═══ Collected data
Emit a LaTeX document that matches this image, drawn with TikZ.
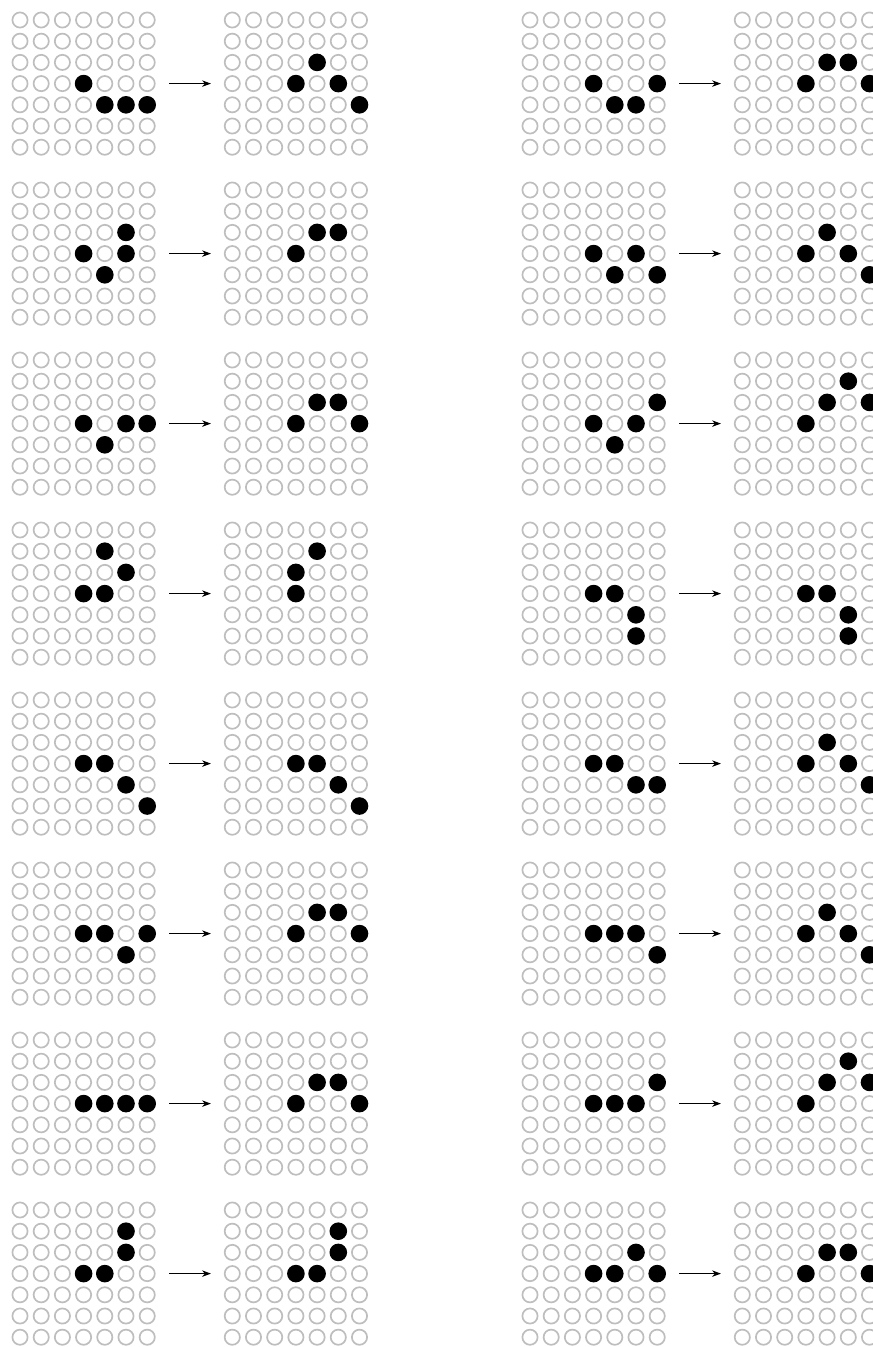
\documentclass[tikz,border=0pt]{standalone}
\usetikzlibrary{arrows.meta}
\definecolor{ringgray}{RGB}{190,190,190}
\tikzset{
  cell/.style={circle,draw=ringgray,line width=1.7pt,minimum size=15.2pt,inner sep=0pt,outer sep=0pt},
  on/.style={circle,fill=black,minimum size=17.6pt,inner sep=0pt,outer sep=0pt},
  arr/.style={line width=1.4pt,-{Stealth[length=9pt,width=6.5pt,inset=3pt]}}
}
\newcommand\drawgrid[4]{%
  \foreach \r in {0,...,6}{\foreach \c in {0,...,6}{%
    \node[cell] (#1-\r-\c) at ({#2+\c*21.2},{#3+\r*21.2}) {};}}%
  \foreach \r/\c in {#4}{\node[on] (#1-\r-\c-on) at (#1-\r-\c) {};}%
}
% #1 panel name, #2 x0, #3 y0, #4 input cells, #5 output cells
\newcommand\panel[5]{%
  \drawgrid{#1i}{#2}{#3}{#4}%
  \drawgrid{#1o}{#2+212.3}{#3}{#5}%
  \coordinate (#1s) at ({#2+149},{#3+63.6});
  \coordinate (#1e) at ({#2+191},{#3+63.6});
  \draw[arr] (#1s) -- (#1e);
}
\begin{document}
\begin{tikzpicture}[x=1pt,y=-1pt]
\useasboundingbox (0,0) rectangle (873,1347);
\panel{p1L}{20}{20}{3/3,4/4,4/5,4/6}{2/4,3/3,3/5,4/6}
\panel{p1R}{530}{20}{3/3,3/6,4/4,4/5}{2/4,2/5,3/3,3/6}
\panel{p2L}{20}{190}{2/5,3/3,3/5,4/4}{2/4,2/5,3/3}
\panel{p2R}{530}{190}{3/3,3/5,4/4,4/6}{2/4,3/3,3/5,4/6}
\panel{p3L}{20}{360}{3/3,3/5,3/6,4/4}{2/4,2/5,3/3,3/6}
\panel{p3R}{530}{360}{2/6,3/3,3/5,4/4}{1/5,2/4,2/6,3/3}
\panel{p4L}{20}{530}{1/4,2/5,3/3,3/4}{1/4,2/3,3/3}
\panel{p4R}{530}{530}{3/3,3/4,4/5,5/5}{3/3,3/4,4/5,5/5}
\panel{p5L}{20}{700}{3/3,3/4,4/5,5/6}{3/3,3/4,4/5,5/6}
\panel{p5R}{530}{700}{3/3,3/4,4/5,4/6}{2/4,3/3,3/5,4/6}
\panel{p6L}{20}{870}{3/3,3/4,3/6,4/5}{2/4,2/5,3/3,3/6}
\panel{p6R}{530}{870}{3/3,3/4,3/5,4/6}{2/4,3/3,3/5,4/6}
\panel{p7L}{20}{1040}{3/3,3/4,3/5,3/6}{2/4,2/5,3/3,3/6}
\panel{p7R}{530}{1040}{2/6,3/3,3/4,3/5}{1/5,2/4,2/6,3/3}
\panel{p8L}{20}{1210}{1/5,2/5,3/3,3/4}{1/5,2/5,3/3,3/4}
\panel{p8R}{530}{1210}{2/5,3/3,3/4,3/6}{2/4,2/5,3/3,3/6}
\end{tikzpicture}
\end{document}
══════
Task details - Quote the material exactly. Pictures stay out.

Correct result -
Emit a LaTeX document that matches this image, drawn with TikZ.
\documentclass[tikz,border=0pt]{standalone}
\usetikzlibrary{arrows.meta}
\definecolor{ringgray}{RGB}{190,190,190}
\tikzset{
  cell/.style={circle,draw=ringgray,line width=1.7pt,minimum size=15.2pt,inner sep=0pt,outer sep=0pt},
  on/.style={circle,fill=black,minimum size=17.6pt,inner sep=0pt,outer sep=0pt},
  arr/.style={line width=1.4pt,-{Stealth[length=9pt,width=6.5pt,inset=3pt]}}
}
\newcommand\drawgrid[4]{%
  \foreach \r in {0,...,6}{\foreach \c in {0,...,6}{%
    \node[cell] (#1-\r-\c) at ({#2+\c*21.2},{#3+\r*21.2}) {};}}%
  \foreach \r/\c in {#4}{\node[on] (#1-\r-\c-on) at (#1-\r-\c) {};}%
}
% #1 panel name, #2 x0, #3 y0, #4 input cells, #5 output cells
\newcommand\panel[5]{%
  \drawgrid{#1i}{#2}{#3}{#4}%
  \drawgrid{#1o}{#2+212.3}{#3}{#5}%
  \coordinate (#1s) at ({#2+149},{#3+63.6});
  \coordinate (#1e) at ({#2+191},{#3+63.6});
  \draw[arr] (#1s) -- (#1e);
}
\begin{document}
\begin{tikzpicture}[x=1pt,y=-1pt]
\useasboundingbox (0,0) rectangle (873,1347);
\panel{p1L}{20}{20}{3/3,4/4,4/5,4/6}{2/4,3/3,3/5,4/6}
\panel{p1R}{530}{20}{3/3,3/6,4/4,4/5}{2/4,2/5,3/3,3/6}
\panel{p2L}{20}{190}{2/5,3/3,3/5,4/4}{2/4,2/5,3/3}
\panel{p2R}{530}{190}{3/3,3/5,4/4,4/6}{2/4,3/3,3/5,4/6}
\panel{p3L}{20}{360}{3/3,3/5,3/6,4/4}{2/4,2/5,3/3,3/6}
\panel{p3R}{530}{360}{2/6,3/3,3/5,4/4}{1/5,2/4,2/6,3/3}
\panel{p4L}{20}{530}{1/4,2/5,3/3,3/4}{1/4,2/3,3/3}
\panel{p4R}{530}{530}{3/3,3/4,4/5,5/5}{3/3,3/4,4/5,5/5}
\panel{p5L}{20}{700}{3/3,3/4,4/5,5/6}{3/3,3/4,4/5,5/6}
\panel{p5R}{530}{700}{3/3,3/4,4/5,4/6}{2/4,3/3,3/5,4/6}
\panel{p6L}{20}{870}{3/3,3/4,3/6,4/5}{2/4,2/5,3/3,3/6}
\panel{p6R}{530}{870}{3/3,3/4,3/5,4/6}{2/4,3/3,3/5,4/6}
\panel{p7L}{20}{1040}{3/3,3/4,3/5,3/6}{2/4,2/5,3/3,3/6}
\panel{p7R}{530}{1040}{2/6,3/3,3/4,3/5}{1/5,2/4,2/6,3/3}
\panel{p8L}{20}{1210}{1/5,2/5,3/3,3/4}{1/5,2/5,3/3,3/4}
\panel{p8R}{530}{1210}{2/5,3/3,3/4,3/6}{2/4,2/5,3/3,3/6}
\end{tikzpicture}
\end{document}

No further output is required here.